It may not be surprising to hear, as in most subject areas, that there is a substantial amount of mathematics in Optics. Luckily for most of us (or unluckily if you like maths) this maths is ‘hidden’ by using rule of thumb systems, data tables or computer software that does all the work for us.

This is also largely true of Optics, though there are some purists out there who prefer the aid of mathematical equations in deriving specific results. I am naturally one of those purists, proud of it too. However, there are some equations that are routinely used in practice, both by Dispensing Opticians, and Optometrists.

Firstly let us consider something fundamental, the power of a correcting lens. In times of old, lenses were given in terms of their focal lengths – the point at which parallel light comes to a focus behind the lens. This was not an ideal system. You may have noticed that when we test eyes, sometimes we need to use a combination of lenses. In the focal length system, if we wanted to add a one metre lens to a two metre lens, the resultant lens is a 66.67cm lens. How does that work?

The total lens power in focal lengths for thin lenses (I think we should avoid thick lens theory at this stage) is:

ftotal = (1/f1 + 1/f2)-1

But there is a better way! The French Ophthalmologist Ferdinand Monoyer pioneered the use of the dioptre to measure spectacle lenses in 1872. The dioptre is the reciprocal of the focal length (F = 1/f) meaning that if we wanted to add a one dioptre lens to a three dioptre lens, the resultant power is four dioptres. Although Maths is fun (citation needed), this additive method is clearly simpler than the more error prone method of focal lengths.
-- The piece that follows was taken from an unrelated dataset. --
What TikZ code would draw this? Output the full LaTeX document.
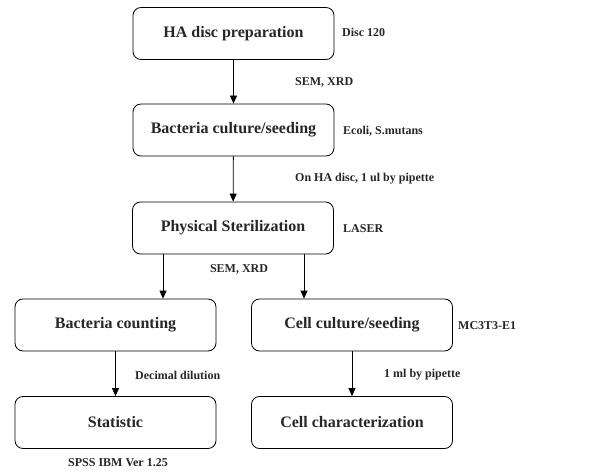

There are also expressions used to calculate the expected lens thickness. They are very accurate and I use them a lot. If we perturb some parameters, we can see how the overall result changes. Doing so indicates some expected relations, like an increase in the prescription relates to an increase in lens thickness. Frame dimensions make a big difference too as well as physiology, with patients with a larger distance between their eyes (up to a point) having a more favourable case to keep the thickness down.

A number of equations relate to the effective power of a spectacle lens. This means that although a lens has a specific power, the power that reaches the eye is not necessarily the same. Some of the factors that contribute to this include the angle of the lens before the eye and the distance between the back surface of the lens and the eye. Let us look at this last case;

FEff = F/(1-dF)

Wear FEff is the effective power of the lens, F is the measured power of the lens and d is the distance in metres between the back surface of the lens and the eye. It can be observed that in small powers, or for small values d that there is barely a change to the effective power. The case where d = 0 very accurately describes the case of contact lenses. Interestingly, the equation correctly predicts that if one holds a positive powered lens far enough away, it behaves like a negative powered lens. The image through the lens is also reversed. To see this, let us imagine a lens of power +2.00 held a metre away. In this case +2.00/(1-1*2.00) = -2.00. Luckily we don’t routinely fit our spectacle lenses a metre away...

That’s all I have time for today, there are many more equations we could have looked at, some would be a lot more unkind to inflict you with!